E-E-A-T Signals and Internal Linking as Architecture
Google's quality evaluator guidelines introduced E-E-A-T — Experience, Expertise, Authoritativeness, Trustworthiness — as the framework for assessing content quality. Most brands treat it as a checklist. The better approach is to treat it as a design brief.
Experience means demonstrating that you’ve actually done the thing you’re writing about. First-person accounts, specific examples, the kind of detail that only comes from having been in the room — these are signals that no AI content farm can replicate at scale. Expertise means your authors have credentials and a track record that can be verified. Authoritativeness means other credible sources reference and link to your work. Trustworthiness means your site, your claims, and your business practices hold up to scrutiny.
Internal linking is where architecture meets authority. Most teams treat it as an afterthought — a few contextual links dropped in at the end of the writing process. That’s a missed opportunity. Internal linking is how you tell search engines which pages carry the most weight, how you distribute authority across your content ecosystem, and how you guide readers deeper into your topical territory.
Think of your internal link structure the way an architect thinks about load-bearing walls. Every link is a structural decision. Your pillar pages should receive links from every relevant supporting article. Your highest-authority pages should link strategically to the pages you most want to elevate. Orphaned content — pages with no internal links pointing to them — is the equivalent of a room with no door. It exists, but no one can find it, and it contributes nothing to the structure.
Link Acquisition Done Right and SEO as a Compounding Asset
Earned links and manufactured links are not the same thing, and the difference matters more now than it ever has. A link from a respected industry publication, a university research page, or a journalist who found your original data genuinely useful — these are votes of confidence from sources that have their own authority to protect.
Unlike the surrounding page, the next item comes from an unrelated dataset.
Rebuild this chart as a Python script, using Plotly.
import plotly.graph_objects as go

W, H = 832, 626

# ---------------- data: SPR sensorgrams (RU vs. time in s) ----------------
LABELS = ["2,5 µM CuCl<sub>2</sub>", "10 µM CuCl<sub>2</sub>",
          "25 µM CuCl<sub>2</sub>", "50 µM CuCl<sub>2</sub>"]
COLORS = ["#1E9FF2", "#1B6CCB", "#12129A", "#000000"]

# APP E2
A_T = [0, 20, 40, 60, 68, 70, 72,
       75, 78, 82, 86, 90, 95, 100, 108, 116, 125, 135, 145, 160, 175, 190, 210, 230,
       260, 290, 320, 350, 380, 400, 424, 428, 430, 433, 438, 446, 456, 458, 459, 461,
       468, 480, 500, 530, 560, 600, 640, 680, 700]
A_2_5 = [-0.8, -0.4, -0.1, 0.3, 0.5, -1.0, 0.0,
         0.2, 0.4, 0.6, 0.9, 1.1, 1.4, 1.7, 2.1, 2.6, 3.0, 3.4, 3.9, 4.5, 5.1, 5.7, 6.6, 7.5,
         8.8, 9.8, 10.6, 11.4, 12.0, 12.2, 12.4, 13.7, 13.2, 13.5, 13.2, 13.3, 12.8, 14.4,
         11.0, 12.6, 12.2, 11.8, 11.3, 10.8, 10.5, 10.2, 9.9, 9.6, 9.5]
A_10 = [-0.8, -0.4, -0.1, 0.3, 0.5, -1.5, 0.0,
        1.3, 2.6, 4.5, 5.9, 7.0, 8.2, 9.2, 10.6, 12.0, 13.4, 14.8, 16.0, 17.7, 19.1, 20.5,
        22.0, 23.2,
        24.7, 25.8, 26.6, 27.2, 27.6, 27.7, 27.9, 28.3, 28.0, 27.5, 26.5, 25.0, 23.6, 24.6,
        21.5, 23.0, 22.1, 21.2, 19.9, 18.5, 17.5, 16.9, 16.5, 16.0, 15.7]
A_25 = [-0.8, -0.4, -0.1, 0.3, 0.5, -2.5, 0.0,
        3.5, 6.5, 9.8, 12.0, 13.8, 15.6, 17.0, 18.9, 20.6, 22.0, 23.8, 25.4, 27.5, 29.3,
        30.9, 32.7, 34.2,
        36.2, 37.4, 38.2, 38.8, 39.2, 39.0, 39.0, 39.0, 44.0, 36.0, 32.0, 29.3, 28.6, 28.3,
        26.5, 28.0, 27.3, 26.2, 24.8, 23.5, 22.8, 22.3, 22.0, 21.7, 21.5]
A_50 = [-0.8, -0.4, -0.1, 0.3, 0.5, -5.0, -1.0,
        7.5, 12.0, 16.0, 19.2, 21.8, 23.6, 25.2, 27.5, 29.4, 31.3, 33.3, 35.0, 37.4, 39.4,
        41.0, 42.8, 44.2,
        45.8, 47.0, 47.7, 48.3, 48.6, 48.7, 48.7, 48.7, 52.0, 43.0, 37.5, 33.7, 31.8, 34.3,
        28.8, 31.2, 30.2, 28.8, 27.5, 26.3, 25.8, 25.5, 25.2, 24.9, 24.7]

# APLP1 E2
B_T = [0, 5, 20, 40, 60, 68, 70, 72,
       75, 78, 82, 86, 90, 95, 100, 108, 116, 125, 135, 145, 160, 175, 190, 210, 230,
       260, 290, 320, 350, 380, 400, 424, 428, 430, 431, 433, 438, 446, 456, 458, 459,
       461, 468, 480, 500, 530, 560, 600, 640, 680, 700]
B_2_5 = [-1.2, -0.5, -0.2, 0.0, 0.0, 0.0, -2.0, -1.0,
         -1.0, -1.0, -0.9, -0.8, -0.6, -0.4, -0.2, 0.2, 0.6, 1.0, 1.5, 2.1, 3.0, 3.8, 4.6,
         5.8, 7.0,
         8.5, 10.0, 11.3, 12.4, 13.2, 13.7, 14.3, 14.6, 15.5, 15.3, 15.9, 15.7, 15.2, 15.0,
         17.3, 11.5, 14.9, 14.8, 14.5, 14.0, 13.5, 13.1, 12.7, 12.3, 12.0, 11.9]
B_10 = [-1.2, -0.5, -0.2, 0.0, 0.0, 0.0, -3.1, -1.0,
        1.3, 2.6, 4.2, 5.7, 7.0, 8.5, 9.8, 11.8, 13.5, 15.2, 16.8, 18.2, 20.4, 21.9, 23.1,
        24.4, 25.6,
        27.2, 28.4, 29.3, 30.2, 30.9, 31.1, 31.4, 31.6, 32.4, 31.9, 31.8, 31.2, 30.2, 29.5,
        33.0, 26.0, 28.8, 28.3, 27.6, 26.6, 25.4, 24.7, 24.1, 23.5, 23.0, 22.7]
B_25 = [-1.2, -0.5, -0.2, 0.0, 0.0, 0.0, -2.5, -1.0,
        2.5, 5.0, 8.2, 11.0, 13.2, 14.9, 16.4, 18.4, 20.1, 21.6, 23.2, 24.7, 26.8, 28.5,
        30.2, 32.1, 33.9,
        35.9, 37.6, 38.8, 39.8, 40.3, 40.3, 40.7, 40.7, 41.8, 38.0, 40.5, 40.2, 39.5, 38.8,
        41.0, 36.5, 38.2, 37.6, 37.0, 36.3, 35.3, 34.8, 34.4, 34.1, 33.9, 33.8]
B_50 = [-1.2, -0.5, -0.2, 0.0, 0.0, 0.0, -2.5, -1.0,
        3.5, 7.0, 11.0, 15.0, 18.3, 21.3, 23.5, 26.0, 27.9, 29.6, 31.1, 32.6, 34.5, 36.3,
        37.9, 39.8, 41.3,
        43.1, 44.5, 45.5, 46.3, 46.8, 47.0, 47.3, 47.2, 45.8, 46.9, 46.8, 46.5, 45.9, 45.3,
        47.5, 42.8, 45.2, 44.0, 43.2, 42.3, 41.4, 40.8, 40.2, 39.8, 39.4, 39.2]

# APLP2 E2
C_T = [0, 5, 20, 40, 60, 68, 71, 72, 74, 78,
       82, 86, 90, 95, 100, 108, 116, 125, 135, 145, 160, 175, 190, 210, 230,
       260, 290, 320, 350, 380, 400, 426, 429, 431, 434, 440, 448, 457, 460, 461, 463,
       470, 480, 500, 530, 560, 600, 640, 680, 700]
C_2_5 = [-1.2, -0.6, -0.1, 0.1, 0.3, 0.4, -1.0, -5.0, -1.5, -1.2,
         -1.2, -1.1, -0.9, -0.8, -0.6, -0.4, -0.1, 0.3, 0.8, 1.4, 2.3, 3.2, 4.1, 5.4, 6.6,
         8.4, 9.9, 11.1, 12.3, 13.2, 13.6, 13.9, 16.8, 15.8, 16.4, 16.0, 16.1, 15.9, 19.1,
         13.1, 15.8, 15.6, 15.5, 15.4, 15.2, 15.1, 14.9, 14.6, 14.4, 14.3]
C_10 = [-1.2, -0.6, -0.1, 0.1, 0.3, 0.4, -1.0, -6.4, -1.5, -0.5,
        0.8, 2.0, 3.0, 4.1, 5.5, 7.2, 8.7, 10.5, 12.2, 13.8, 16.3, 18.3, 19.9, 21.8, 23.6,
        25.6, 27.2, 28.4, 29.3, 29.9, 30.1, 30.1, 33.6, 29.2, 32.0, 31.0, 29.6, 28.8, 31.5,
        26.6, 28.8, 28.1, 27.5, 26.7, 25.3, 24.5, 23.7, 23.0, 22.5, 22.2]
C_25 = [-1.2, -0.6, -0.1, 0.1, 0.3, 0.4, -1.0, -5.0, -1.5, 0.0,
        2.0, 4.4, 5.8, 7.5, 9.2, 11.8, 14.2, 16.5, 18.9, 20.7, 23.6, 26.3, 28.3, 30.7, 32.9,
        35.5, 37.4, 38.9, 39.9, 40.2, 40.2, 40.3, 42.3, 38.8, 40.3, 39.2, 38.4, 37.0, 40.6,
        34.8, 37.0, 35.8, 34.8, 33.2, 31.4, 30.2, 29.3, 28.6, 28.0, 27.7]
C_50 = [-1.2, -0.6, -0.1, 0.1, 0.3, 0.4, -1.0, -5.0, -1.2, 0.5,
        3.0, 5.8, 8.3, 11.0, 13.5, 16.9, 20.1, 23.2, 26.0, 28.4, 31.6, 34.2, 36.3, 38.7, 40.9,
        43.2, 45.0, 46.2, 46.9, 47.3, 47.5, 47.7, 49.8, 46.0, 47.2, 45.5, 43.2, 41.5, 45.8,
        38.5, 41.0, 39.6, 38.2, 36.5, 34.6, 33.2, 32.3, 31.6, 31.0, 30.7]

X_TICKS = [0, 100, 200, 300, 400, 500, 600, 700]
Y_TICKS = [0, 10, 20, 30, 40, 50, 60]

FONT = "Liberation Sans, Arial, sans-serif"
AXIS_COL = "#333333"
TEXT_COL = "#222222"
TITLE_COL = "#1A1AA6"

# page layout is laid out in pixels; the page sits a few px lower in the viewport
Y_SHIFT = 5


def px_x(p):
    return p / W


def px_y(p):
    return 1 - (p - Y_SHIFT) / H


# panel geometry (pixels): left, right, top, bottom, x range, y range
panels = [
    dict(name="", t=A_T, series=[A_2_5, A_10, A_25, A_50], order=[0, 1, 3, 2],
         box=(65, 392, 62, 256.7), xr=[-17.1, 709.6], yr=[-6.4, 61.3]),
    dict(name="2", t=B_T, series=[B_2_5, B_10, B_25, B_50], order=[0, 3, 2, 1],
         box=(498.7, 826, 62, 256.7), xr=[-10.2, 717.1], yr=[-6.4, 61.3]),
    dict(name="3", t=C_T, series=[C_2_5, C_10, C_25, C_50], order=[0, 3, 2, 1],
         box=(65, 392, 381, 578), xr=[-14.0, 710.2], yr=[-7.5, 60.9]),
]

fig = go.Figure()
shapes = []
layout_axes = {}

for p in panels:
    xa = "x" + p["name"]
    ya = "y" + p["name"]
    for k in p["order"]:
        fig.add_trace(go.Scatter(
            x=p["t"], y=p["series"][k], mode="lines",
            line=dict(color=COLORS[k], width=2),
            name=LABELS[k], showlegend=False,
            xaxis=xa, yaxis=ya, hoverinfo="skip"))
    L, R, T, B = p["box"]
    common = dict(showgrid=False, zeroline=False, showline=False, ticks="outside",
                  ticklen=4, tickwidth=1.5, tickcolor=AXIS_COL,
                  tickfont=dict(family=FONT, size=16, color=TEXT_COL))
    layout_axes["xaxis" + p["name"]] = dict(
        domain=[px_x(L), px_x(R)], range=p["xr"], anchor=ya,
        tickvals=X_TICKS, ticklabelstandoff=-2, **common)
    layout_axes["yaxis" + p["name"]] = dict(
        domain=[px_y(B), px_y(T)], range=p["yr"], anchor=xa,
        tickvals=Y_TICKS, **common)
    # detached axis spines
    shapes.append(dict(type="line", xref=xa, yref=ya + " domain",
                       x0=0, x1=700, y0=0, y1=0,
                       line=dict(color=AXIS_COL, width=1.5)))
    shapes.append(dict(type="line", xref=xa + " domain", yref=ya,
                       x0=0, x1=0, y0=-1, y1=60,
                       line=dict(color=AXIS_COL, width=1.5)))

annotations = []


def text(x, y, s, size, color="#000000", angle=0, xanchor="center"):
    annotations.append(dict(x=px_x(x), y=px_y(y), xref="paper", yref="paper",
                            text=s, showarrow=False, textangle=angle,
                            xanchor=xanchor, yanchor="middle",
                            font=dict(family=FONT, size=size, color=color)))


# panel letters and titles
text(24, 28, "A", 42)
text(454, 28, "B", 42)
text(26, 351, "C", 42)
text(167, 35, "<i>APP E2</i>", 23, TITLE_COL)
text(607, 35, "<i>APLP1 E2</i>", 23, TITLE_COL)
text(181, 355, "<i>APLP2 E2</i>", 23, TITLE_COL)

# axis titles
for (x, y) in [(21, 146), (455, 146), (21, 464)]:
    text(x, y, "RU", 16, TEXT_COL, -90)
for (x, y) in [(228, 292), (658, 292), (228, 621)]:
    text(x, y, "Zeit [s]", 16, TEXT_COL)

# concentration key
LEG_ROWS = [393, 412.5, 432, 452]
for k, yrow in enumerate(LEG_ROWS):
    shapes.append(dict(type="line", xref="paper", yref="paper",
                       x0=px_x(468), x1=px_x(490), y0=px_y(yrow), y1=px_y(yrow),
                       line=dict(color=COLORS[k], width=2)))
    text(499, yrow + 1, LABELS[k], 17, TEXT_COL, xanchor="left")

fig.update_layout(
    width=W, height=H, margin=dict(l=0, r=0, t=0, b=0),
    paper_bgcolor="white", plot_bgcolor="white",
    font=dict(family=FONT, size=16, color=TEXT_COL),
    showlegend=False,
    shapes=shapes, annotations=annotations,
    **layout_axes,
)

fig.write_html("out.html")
They carry weight precisely because they weren’t easy to get.
Manufactured links — paid placements dressed up as editorial, link exchanges, low-quality directory submissions — are the SEO equivalent of a knockoff watch. They might look right at a glance, but they don't hold up, and they carry the risk of association with something that devalues your brand. Google has spent years getting better at identifying them. Sites built on manufactured link profiles can collapse in a single core update. The recovery is long, expensive, and humbling.
The right approach to link acquisition is the same as the right approach to any relationship worth having: lead with value. Publish original research. Build tools that practitioners actually use. Write the definitive piece on a subject that journalists and bloggers will reference for years. Earn the link by being genuinely worth linking to.
This is where the compounding metaphor earns its keep. A well-built authority base doesn’t just hold its value — it appreciates. Each earned link increases the credibility of your domain. That credibility makes your next piece of content rank faster and higher. That ranking generates more visibility, more readers, more shares, more links. The flywheel, once turning, is difficult to stop.
The brands that understand this don’t ask how to rank for a keyword next month. They ask what kind of resource they want to be known for in five years — and then they start building it today. Like a fine cloth cut well and worn with intention, the strategy gets better with time. The algorithm will keep changing. The authority you’ve built, carefully and without shortcuts, will keep compounding.